How mystical is moviegoing? Vigorous marketing campaigns for bad or humdrum or otherwise misbegotten films never seem to matter all that much. They open and people just don’t go. Or they do. Why? Because they know. Because they can smell the hits and the tanks before they’ve read the aggregate review sites, and sometimes even before they see the trailers. A certain percentage will pay to see crap even though they know it’s crap. Why? Because wildebeests just want to see the crap that they want to see. Either way all marketers can do is fan the flames of embers that have already begun to glow on their own.
Question: Anyone can pick the big upcoming hits and misses, but which films in the 2014 Oscar Balloon will have to struggle to get off the ground?
“Director Fred Zinnemann was in Los Angeles when From Here To Eternity opened at New York’s Capitol theatre on August 6, 1953. He was a bit worried about an August opening since it was very hot and muggy and the Capitol had no air-conditioning back then. For whatever reason Columbia chief Harry Cohn had decided to open the film quietly. ‘No premiere, no limousines, nothing,’ Zinneman later recalled.

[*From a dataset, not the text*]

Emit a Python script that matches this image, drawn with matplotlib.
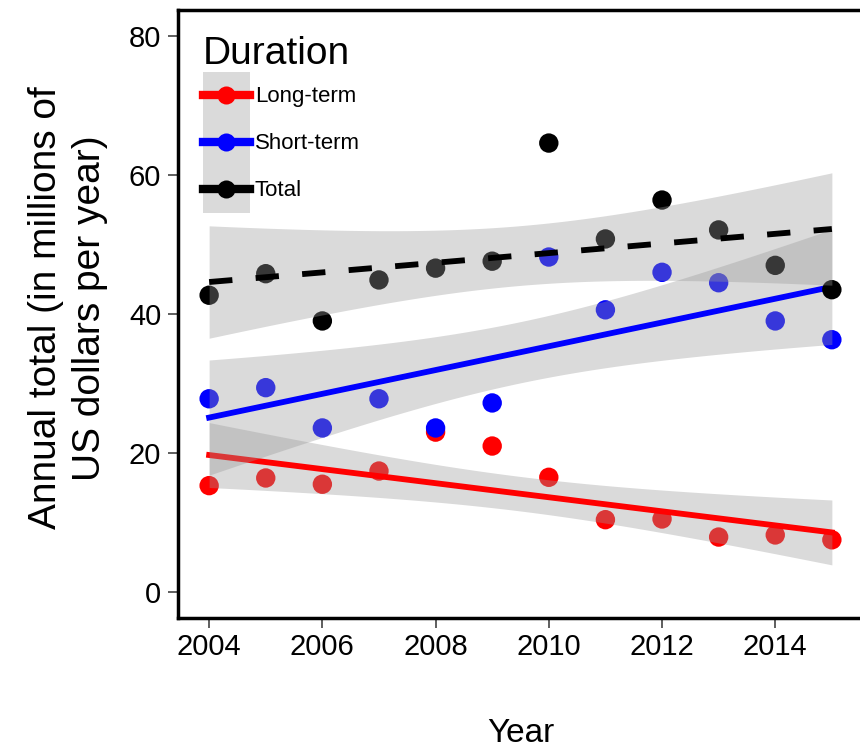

“And then Marlene Dietrich, whom Zinnemann barely knew, called from New York at 9 pm Pacific. ‘She said it was midnight there but the Capitol theatre was bulging,’ he said, ‘and that people were still standing around the block and there was an extra performance starting at one in the morning. ‘How is that possible?,’ Zinneman asked Dietrich. ‘There’s been no publicity!’ And Dietrich said ‘they smell it.’” — from an August 2011 HE riff called “They Just Knew.”